“Salutations.” as Charlotte would say. In this post, I’ve combined a couple of matters that have came to my attention. I might rant; I’m not sure because I’m just writing what comes to my brain.

So first of all, for anyone who celebrates Chinese or Lunar New Year, you may have gone to the market recently. I live near these Vietnamese stores and there’s one thing that bothers me every year. Every year, near the end of January, the prices of products would raise. A cake that was $28 last week would become $32. Yeah, it’s a marketing tactic; they want to gain more money and they know that superstitious people go and buy fruits a lot, so why not? (Totally random, but I just heard someone say my name and no one is showing a clue that they did, so weird.) If a typical American store, for lack of terms, was to sell something for the holidays, as soon as the holiday is over, prices that go from average may drop to sales. It’s reverse that of the Vietnamese stores I live near. In the Vietnamese stores, the price goes back to as it was before the holiday, not on sale.

I have Vietnamese relatives—it’s in my bloodlines—so I kind of understand the conditions that many immigrant Vietnamese people lived through and had to suffer. I know of cases where flooding, especially in rural places, got to knee height and the residents of the home are forced to relocate. I’ve heard of lack of food and education. Though I may never fully grasp how it must feels, having never been in that scenario, I think that people need to see that when you move to a new place, you can’t always hold true to conditions of your former home. For instance, someone who moves from rural to urban shouldn’t expect to see a cow farm or expect to climb a tree for phone reception.

Another matter I will discuss is actually quite minute: pocket sizes. First and foremost, I live in the United States of America, so the situations I talk about are for my country and my life. Moving on, females are often associated with using purses. Men don’t use bags as often as females, because society has shaped the status quo as so. Now, if you were to have a purse with you, do you need pockets? No. That’s the reason for female pants pockets. We have pockets that usually only fit our fingers, so only half of our hands. Men have overly large pockets that fill their full hands, wallets, keys, etc. That is why females tend to put their phones in their back pockets and why men rarely put phones in theirback pockets. Furthermore, some female pants would have fake pockets. What is a fake pocket? It’s when a pants looks like there are pockets and there aren’t. Why have these on pants? Well, either the manufacturer thought it looked nice or they were too cheap and didn’t think consumers needed pockets. What a way to help the purse industry.

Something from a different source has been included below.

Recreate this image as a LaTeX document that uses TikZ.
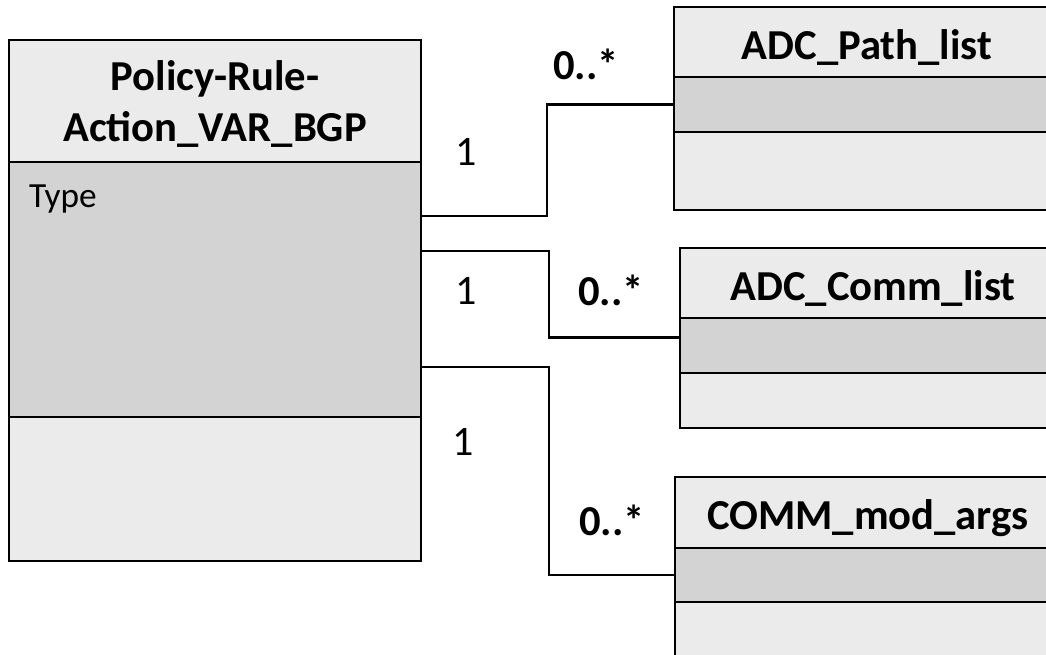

The last topic I will discuss before I tie them all together is pessimism. Let’s be honest here. Everyone is usually pessimistic. We look at the bad things in life because they’re so easy to notice. For example, when you meet or see someone with physical disabilities, say no legs, then you feel pity for them. You only think about how they are burdened with no legs; basically, you are looking at the half-empty glass. You think about how they are lacking something, like a glass that is lacking more water. How often are you to think something positive about this person? My Spanish teacher shared a story with the class. He went to a triathlon and say two little boys. One boy had no legs (by this I mean he didn’t have legs further than his knees), while the other had all his limbs. The boy with disabilities challenged his friend to a race. Before they started, he added that he needed to change his walking legs for his running ones (you know the legs with a curve bottom to enhance running). His friend tells him that he is lucky he can change legs; the normal child envied the child with disabilities. Everyone else would pity this child with difficulties, not envy them. That’s why I rather dislike the phase “someone has it worse.” Yeah, there are people with worse situations in life, but this quote is advocating schadenfreude.

So, what is the conclusion I want you to remember, if you were to remember anything? How do we use others. Do we greed for self-profit and take advantage? Do we leave others with no choice but to be a certain way? Do we look down at others to feel better? (I’m not talking about how you act. I’m talking about how you think. I read a quote once about how you may think something at first, involuntarily, but you have the power to follow that up with a more positive and friendly thought. We all have the power of the mind.) Think about how you use others, whether physically or mentally. Decide whether it is right. Whatever your definition of right is, I do hope it isn’t selfish. 

Out of fuel,


P.S. I hope I didn’t add too much media; I wanted to provide some relief in the mass of words.